Pablo Picasso, La Rue des Bois, 1908, Museum of Modern Art, New York

Comparably, in La Rue des Bois, Picasso paints the heavily forested terrain of Rue des Bois, a French village just north of Paris. In this painting, Picasso paints the landscape using different tones of green, a color scheme Cézanne would often employ. Picasso also pays homage to Cézanne as he utilizes his method of using basic shapes to express the spirituality of nature while also giving the viewer a different perspective of the world around them.

The techniques Cézanne used in his paintings resonated deeply with the next generation of artists during this aesthetic transition from Impression to Cubism. Artists such as Braque, Picasso, and Metzinger immediately began experimenting with Cézanne’s radical methods, culminating in the invention of Cubism in the early twentieth century. For the following generations of modern artists, Cézanne’s works furnished a methodical revolutionary approach that has been repeatedly utilized to this day. Cézanne inspired these painters in the early 20th century. Mainly, they examined the fragmented space of Cézanne’s paintings, the ambiguity of forms of space, the opacity of foreground/background; of whether an object is in from of or behind another object, objects that tended to dissolve, leading to abstraction, and the simple forms of cubes, spheres, and cones. It is his impact that we can see in the work of the Cubists.

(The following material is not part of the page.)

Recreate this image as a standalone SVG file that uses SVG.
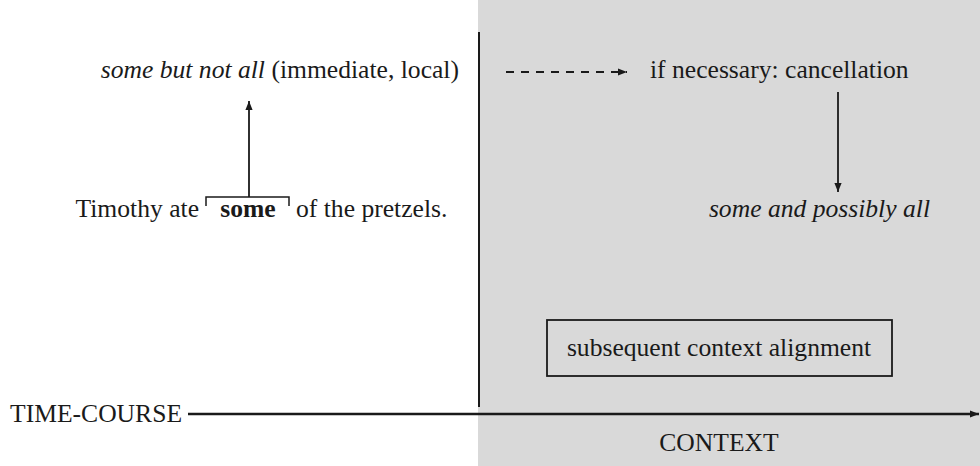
<svg xmlns="http://www.w3.org/2000/svg" width="980" height="466" viewBox="0 0 980 466">
<defs>
<style>
text{font-family:"Liberation Serif","Times New Roman",serif;font-size:25.6px;fill:#1a1a1a}
.it{font-style:italic}
.b{font-weight:bold}
.ln{stroke:#1a1a1a;fill:none}
</style>
<marker id="ah" viewBox="0 0 10 10" refX="10" refY="5" markerWidth="9" markerHeight="9" markerUnits="userSpaceOnUse" orient="auto"><path d="M0,1 L10,5 L0,9 Z" fill="#1a1a1a"/></marker>
</defs>
<rect x="478" y="0" width="502" height="466" fill="#d9d9d9"/>
<g id="connectors">
<line class="ln" x1="479" y1="32" x2="479" y2="407" stroke-width="2"/>
<line class="ln" x1="188" y1="414" x2="979" y2="414" stroke-width="2.6" marker-end="url(#ah)"/>
<line class="ln" x1="249" y1="197" x2="249" y2="101" stroke-width="1.8" marker-end="url(#ah)"/>
<path class="ln" d="M206,206 L206,197 L289,197 L289,206" stroke-width="1.5"/>
<line class="ln" x1="506" y1="72" x2="627" y2="72" stroke-width="1.8" stroke-dasharray="8,7" marker-end="url(#ah)"/>
<line class="ln" x1="838" y1="92" x2="838" y2="192" stroke-width="1.8" marker-end="url(#ah)"/>
</g>
<g id="n-somebutnotall"><text x="459" y="78" text-anchor="end"><tspan class="it">some but not all</tspan> (immediate, local)</text></g>
<g id="n-sentence"><text x="199" y="217" text-anchor="end">Timothy ate</text><text x="248" y="217" class="b" text-anchor="middle">some</text><text x="296" y="217">of the pretzels.</text></g>
<g id="n-cancel"><text x="650" y="78">if necessary: cancellation</text></g>
<g id="n-possibly"><text x="930" y="217" text-anchor="end" class="it">some and possibly all</text></g>
<g id="n-alignment"><rect x="547" y="320" width="345" height="56" fill="none" stroke="#1a1a1a" stroke-width="1.8"/><text x="719" y="356" text-anchor="middle">subsequent context alignment</text></g>
<g id="n-timecourse"><text x="10" y="422">TIME-COURSE</text></g>
<g id="n-context"><text x="719" y="451" text-anchor="middle">CONTEXT</text></g>
</svg>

Cézanne inspired artists to challenge traditional art styles and revolutionize painting for generations to follow. Jean Metzinger wrote that Cézanne’s work “proves without doubt that painting is not — or not any longer — the art of imitating an object by lines and colors, but of giving plastic solid form to our nature.” Cézanne’s techniques of using geometric configurations instead of conventional modeled forms and blending the background and foreground of his artwork paved the way for a new shift in how art is made and perceived.